# Stealing, guarding and aggression



## Marley1 (Jan 11, 2013)

Hi all. Hope everyone is well and their pups are doing good? Our little one is now 15 months but probably for the last 6 months or so we have had a major problem with refusing to drop things he has stolen. He mainly takes things he isn't meant to have such as mobile phones, pens, toys etc when we try to get him to drop them he refuses point blank and has become quite aggressive also.
We had a trainer come to the house at the start of the problem who told us to reinforce the basics to regain the pack leader status and her advice was to pull him up off his front paws to get him to 'give' however after all this time he still does it and if anything I would say that he has become more aggressive even growling when we walk towards him if he has something!
So I'm after some advice as he recently bit my uncle when he took a tissue off him and he didn't know his "issues" and I just feel that it really needs to get sorted out before he does someone else harm.
It's awful to see him like it as he is just the nicest dog 98% of the time but I just wish we had been stricter with this before as perhaps now it wouldn't even be an issue!


----------



## tessybear (May 1, 2011)

Dexter loves to snatch things like socks and tissues and will never give them back. He doesn't however become aggressive over it. My trainer said always give them something in exchange and don't encourage him by chasing him.


----------



## RuthMill (Jun 30, 2012)

I believe in the swap game that Tess has suggested. Show him something even better and he should give up what he has stolen.


----------



## kendal (Jul 16, 2009)

Trade with somethig far better like a ball o4 a high value treat. If its a ball make it bounce. 


I dont adree with the pulling him up to get him to give that will just make him hold on more. 
Yes if nessasery keep a lead on him so you can stoo him running away with it. 

Play lots of trading games with him, if he loves balls use two balls throw one, when he comes back bounce the ball you have make you ball more interesting and tell him to drop or give, second ball doesnt get thrown till first ball is dropped. 

If he is aggressive over food/threats. Hold the chew and let him get realy into it then tell him to lea e you can use a lead to re inforce this. The easiers he leaves the chew the quicker he gets to chew again. Repeat several times


----------



## hugcar (Feb 19, 2011)

Hi, my 3 year old has had issues like this I have now gone back to using the word drop followed by leave (I only use leave for anything that he is not to have like pens/toys). I use drop for anything that is his toys/bones. I also went back to giving him his toy and getting him to drop I would then take it give him a treat then give him the toy back, I then gave him his toy for longer periods of time trying to judge when he was about to go into possessive mode and get in there first. It has took a few weeks but it is working.
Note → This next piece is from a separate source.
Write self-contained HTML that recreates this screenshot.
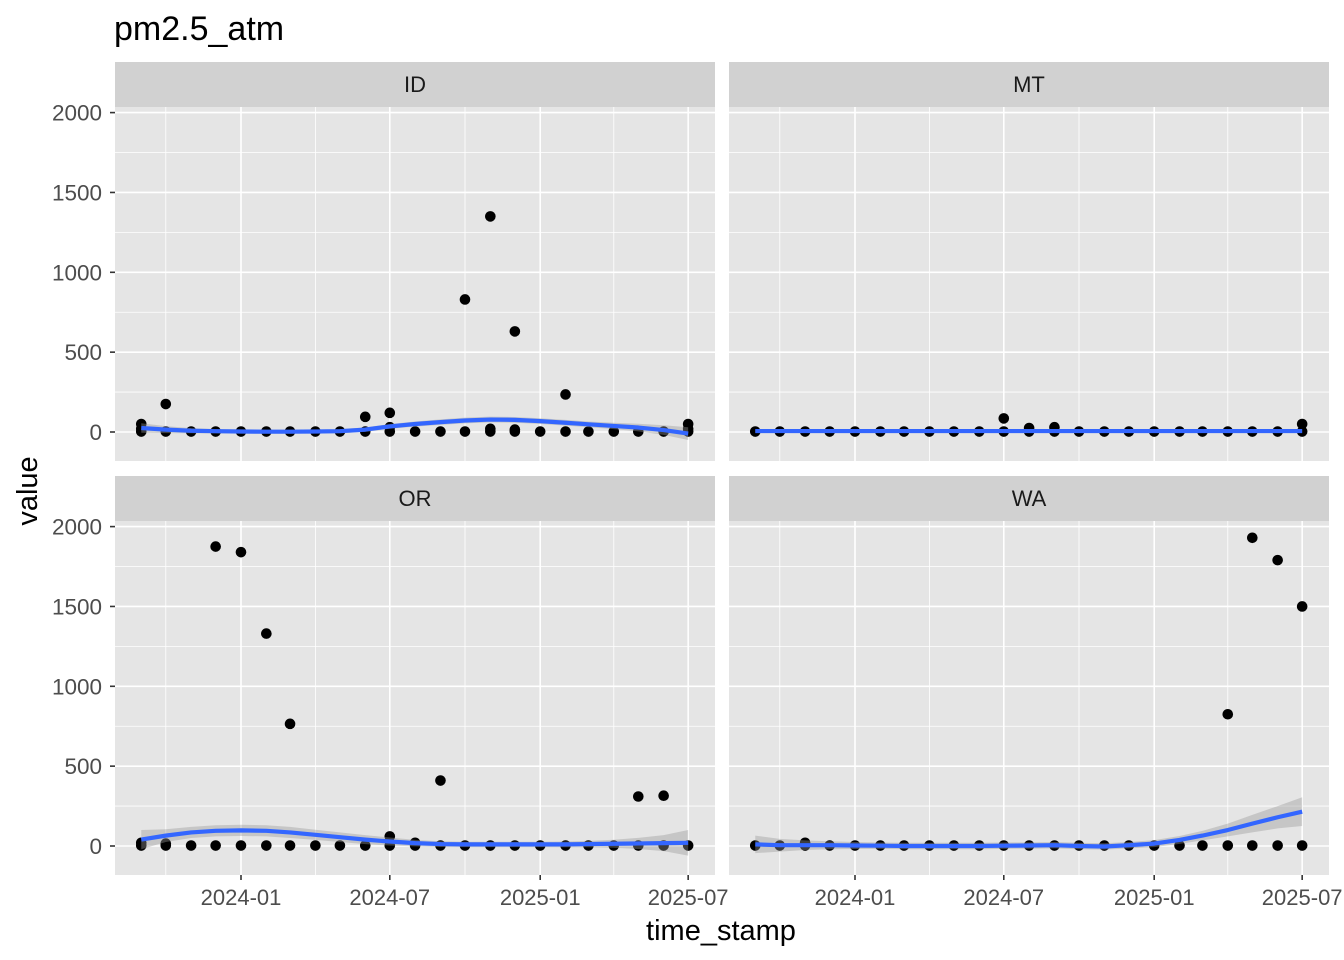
<!DOCTYPE html>
<html><head><meta charset="utf-8"><style>
html,body{margin:0;padding:0;background:#fff;}
svg{display:block;font-family:"Liberation Sans",Arial,sans-serif;}
</style></head><body>
<svg id="s" width="1344" height="960" xmlns="http://www.w3.org/2000/svg"></svg>
<script>
const S=document.getElementById('s');let h='';
h+='<text x="114" y="40" font-size="34" fill="#000">pm2.5_atm</text>';
const ppd=0.8175;const base=Date.UTC(2024,0,1);
function dx(y,m){return (Date.UTC(y,m,1)-base)/86400000*ppd;}
const months=[];for(let i=0;i<23;i++){const m=8+i;months.push([2023+Math.floor(m/12),m%12]);}
const panels=[
 {n:'ID',x:115,y:107,cur:[25,15,8,5,3,2,2,3,5,15,35,50,62,72,78,76,68,58,48,38,28,12,-10],bw:[30,22,16,14,13,12,12,12,13,14,15,16,17,18,18,18,18,18,18,20,24,30,40],
  out:[[0,50],[0,20],[1,175],[9,95],[10,120],[13,830],[14,1350],[15,630],[17,235],[22,50],[22,20],[10,30],[14,20],[15,15]]},
 {n:'MT',x:729,y:107,cur:Array(23).fill(6),bw:Array(23).fill(8),out:[[10,85],[22,50],[11,25],[12,30]]},
 {n:'OR',x:115,y:521,cur:[40,65,85,95,98,95,85,70,55,40,28,18,12,10,10,10,10,10,12,14,16,18,20],bw:[60,40,35,35,35,35,35,32,30,28,25,20,18,17,17,17,17,18,20,25,35,50,80],
  out:[[3,1875],[4,1840],[5,1330],[6,765],[12,410],[20,310],[21,315],[10,60],[0,20],[1,15],[11,20]]},
 {n:'WA',x:729,y:521,cur:[10,5,5,5,3,2,0,0,0,0,2,3,5,0,-3,5,15,38,65,100,140,180,215],bw:[55,40,30,25,22,20,20,20,20,20,20,20,20,20,20,20,22,25,30,40,55,70,90],
  out:[[19,825],[20,1930],[21,1790],[22,1500],[2,20]]}
];
const W=600,H=354,z0=325;const sc=79.85/500;
for(const p of panels){
 const Y=v=>p.y+z0-v*sc, X0=p.x+126, X=i=>X0+dx(months[i][0],months[i][1]);
 h+=`<rect x="${p.x}" y="${p.y-45}" width="${W}" height="45" fill="#D1D1D1"/>`;
 h+=`<text x="${p.x+W/2}" y="${p.y-15}" font-size="22" fill="#1A1A1A" text-anchor="middle">${p.n}</text>`;
 h+=`<rect x="${p.x}" y="${p.y}" width="${W}" height="${H}" fill="#E5E5E5"/>`;
 for(let v=-250;v<=2250;v+=500){const y=Y(v);if(y>p.y&&y<p.y+H)h+=`<line x1="${p.x}" x2="${p.x+W}" y1="${y}" y2="${y}" stroke="#fff" stroke-width="0.8"/>`;}
 for(const [yy,mm] of [[2023,9],[2024,3],[2024,9],[2025,3]]){const x=X0+dx(yy,mm);h+=`<line x1="${x}" x2="${x}" y1="${p.y}" y2="${p.y+H}" stroke="#fff" stroke-width="0.8"/>`;}
 for(let v=0;v<=2000;v+=500){const y=Y(v);h+=`<line x1="${p.x}" x2="${p.x+W}" y1="${y}" y2="${y}" stroke="#fff" stroke-width="1.6"/>`;
  if(p.x==115){h+=`<line x1="${p.x-5}" x2="${p.x}" y1="${y}" y2="${y}" stroke="#333" stroke-width="1.6"/><text x="${p.x-13}" y="${y+8}" font-size="22.5" fill="#4D4D4D" text-anchor="end">${v}</text>`;}}
 const labs=[[2024,0,'2024-01'],[2024,6,'2024-07'],[2025,0,'2025-01'],[2025,6,'2025-07']];
 for(const [yy,mm,l] of labs){const x=X0+dx(yy,mm);h+=`<line x1="${x}" x2="${x}" y1="${p.y}" y2="${p.y+H}" stroke="#fff" stroke-width="1.6"/>`;
  if(p.y>400)h+=`<line x1="${x}" x2="${x}" y1="${p.y+H}" y2="${p.y+H+5}" stroke="#333" stroke-width="1.6"/><text x="${x}" y="${p.y+H+30}" font-size="22" fill="#4D4D4D" text-anchor="middle">${l}</text>`;}
 for(let i=0;i<23;i++)h+=`<circle cx="${X(i)}" cy="${Y(3)}" r="5.3" fill="#000"/>`;
 for(const [i,v] of p.out)h+=`<circle cx="${X(i)}" cy="${Y(v)}" r="5.3" fill="#000"/>`;
 let up='',lo='';
 for(let i=0;i<23;i++){up+=`${X(i)},${Y(p.cur[i]+p.bw[i])} `;}
 for(let i=22;i>=0;i--){lo+=`${X(i)},${Y(p.cur[i]-p.bw[i])} `;}
 h+=`<polygon points="${up}${lo}" fill="#999" fill-opacity="0.4"/>`;
 let ln='';for(let i=0;i<23;i++)ln+=`${X(i)},${Y(p.cur[i])} `;
 h+=`<polyline points="${ln}" fill="none" stroke="#3366FF" stroke-width="4.2" stroke-linejoin="round"/>`;
}
h+='<text x="721" y="940" font-size="29" fill="#000" text-anchor="middle">time_stamp</text>';
h+='<text transform="translate(37,491) rotate(-90)" font-size="29" fill="#000" text-anchor="middle">value</text>';
S.innerHTML=h;
</script>
</body></html>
When it comes to items he should not have I use a more strict tone with drop and when he drops follow this with a stern leave, never give him back this item.
It has been really difficult as they are so cute and I hate telling him off but that's why I got into this bother in the first place they know they can wrap you round their little paws!
We still have the occasional stand off but these are less frequent and don't last as long.

Good luck 
From owner with many holes in her socks!


----------



## Marley1 (Jan 11, 2013)

Hi all. Thanks for the replies! The strange thing with him is that he doesn't get possessive over his toys or food or anything unless it's something he isn't meant to have! Tried the trade thing with his toys and it's not an issue at all. The other night he ran off with my mobile phone in his mouth! He took it to his bed and if we even went near him he growled like mad! I don't chase him although it a difficult one as something like a phone you don't want to ignor. He does the same with shoes that he has gone into porch to get. If we give him a shoe he isn't interested!
I will keep going with what you have said and hopefully we will get there though! Thanks again x


----------



## Florida Cockapoo (Aug 24, 2012)

I don't agree with what the "trainer" says about pulling him up. It seems to me that will only make it worse. 

Did anything change for him to start stealing things? I guess I would start by removing anything out of his way that he can get to. Like not leaving the phone laying around. Piper has some aggression issues also, but not like that. One of the ideals is not to put him in the situations that will cause the aggression.

Piper has aggression over chews, but only around other dogs. So the ideal is just not to give her chews with she is around other dogs. And also work on her "Leave It" and "Drop It" which I do need to work on.

If you can find what sets your pup off. Then that should be a start at limiting the aggression. Maybe go back to training him on drop it with stuff he doesn't get aggressive over then over time up it to stuff he likes to steal.


----------